I have two vectors, a[n] and b[n], where n is a large number.
a[0] = b[0];
for (i = 1; i < size; i++) {
a[i] = a[i-1] + b[i];
}
With this code we try to achieve that a[i] contains the sum of all the numbers in b[] until b[i]. I need to parallelize this loop using Open MP.
The main problem is that a[i] depends of a[i-1], so the only direct way that comes to my mind would be waiting for each a[i-1] number to be ready, which takes a lot of time and makes no sense. Is there any approach in Open MP for solving this problem?
You're Carl Friedrich Gauss in the 18 century and your grade school teacher has decided to punish the class with a homework problem that requires a lot or mundane repeated arithmetic. In the previous week your teacher told you to add up the first 100 counting numbers and because you're clever you came up with a quick solution. Your teacher did not like this so he came up with a new problem which he thinks can't be optimized. In your own notation you rewrite the problem like this
a[0] = b[0];
for (int i = 1; i < size; i++) a[i] = a[i-1] + b[i];
then you realize that
a0 = b[0]
a1 = (b[0]) + b[1];
a2 = ((b[0]) + b[1]) + b[2]
a_n = b[0] + b[1] + b[2] + ... b[n]
using your notation again you rewrite the problem as
int sum = 0;
for (int i = 0; i < size; i++) sum += b[i], a[i] = sum;
How to optimize this? First you define
int sum(n0, n) {
int sum = 0;
for (int i = n0; i < n; i++) sum += b[i], a[i] = sum;
return sum;
}
Then you realize that
a_n+1 = sum(0, n) + sum(n, n+1)
a_n+2 = sum(0, n) + sum(n, n+2)
a_n+m = sum(0, n) + sum(n, n+m)
a_n+m+k = sum(0, n) + sum(n, n+m) + sum(n+m, n+m+k)
So now you know what to do. Find t
classmates. Have each one work on a subset of the numbers. To keep it simple you choose size
is 100 and four classmates t0, t1, t2, t3
then each one does
t0 t1 t2 t3
s0 = sum(0,25) s1 = sum(25,50) s2 = sum(50,75) s3 = sum(75,100)
at the same time. Then define
fix(int n0, int n, int offset) {
for(int i=n0; i<n; i++) a[i] += offset
}
and then each classmates goes back over their subset at the same time again like this
t0 t1 t2 t3
fix(0, 25, 0) fix(25, 50, s0) fix(50, 75, s0+s1) fix(75, 100, s0+s1+s2)
You realize that with t
classmate taking about the same K
seconds to do arithmetic that you can finish the job in 2*K*size/t
seconds whereas one person would take K*size
seconds. It's clear you're going to need at least two classmates just to break even. So with four classmates they should finish in half the time as one classmate.

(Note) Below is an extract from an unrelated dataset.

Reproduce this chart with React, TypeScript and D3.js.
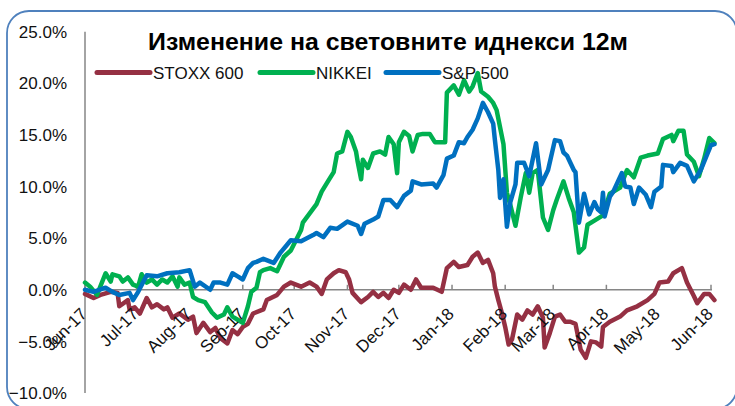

Now your write up your algorithm in your own notation
int *suma; // array of partial results from each classmate
#pragma omp parallel
{
int ithread = omp_get_thread_num(); //label of classmate
int nthreads = omp_get_num_threads(); //number of classmates
#pragma omp single
suma = malloc(sizeof *suma * (nthreads+1)), suma[0] = 0;
//now have each classmate calculate their partial result s = sum(n0, n)
int s = 0;
#pragma omp for schedule(static) nowait
for (int i=0; i<size; i++) s += b[i], a[i] = sum;
suma[ithread+1] = s;
//now wait for each classmate to finish
#pragma omp barrier
// now each classmate sums each of the previous classmates results
int offset = 0;
for(int i=0; i<(ithread+1); i++) offset += suma[i];
//now each classmates corrects their result
#pragma omp for schedule(static)
for (int i=0; i<size; i++) a[i] += offset;
}
free(suma)
You realize that you could optimize the part where each classmate has to add the result of the previous classmate but since size >> t
you don't think it's worth the effort.
Your solution is not nearly as fast as your solution adding the counting numbers but nevertheless your teacher is not happy that several of his students finished much earlier than the other students. So now he decides that one student has to read the b
array slowly to the class and when you report the result a
it has to be done slowly as well. You call this being read/write bandwidth bound. This severely limits the effectiveness of your algorithm. What are you going to do now?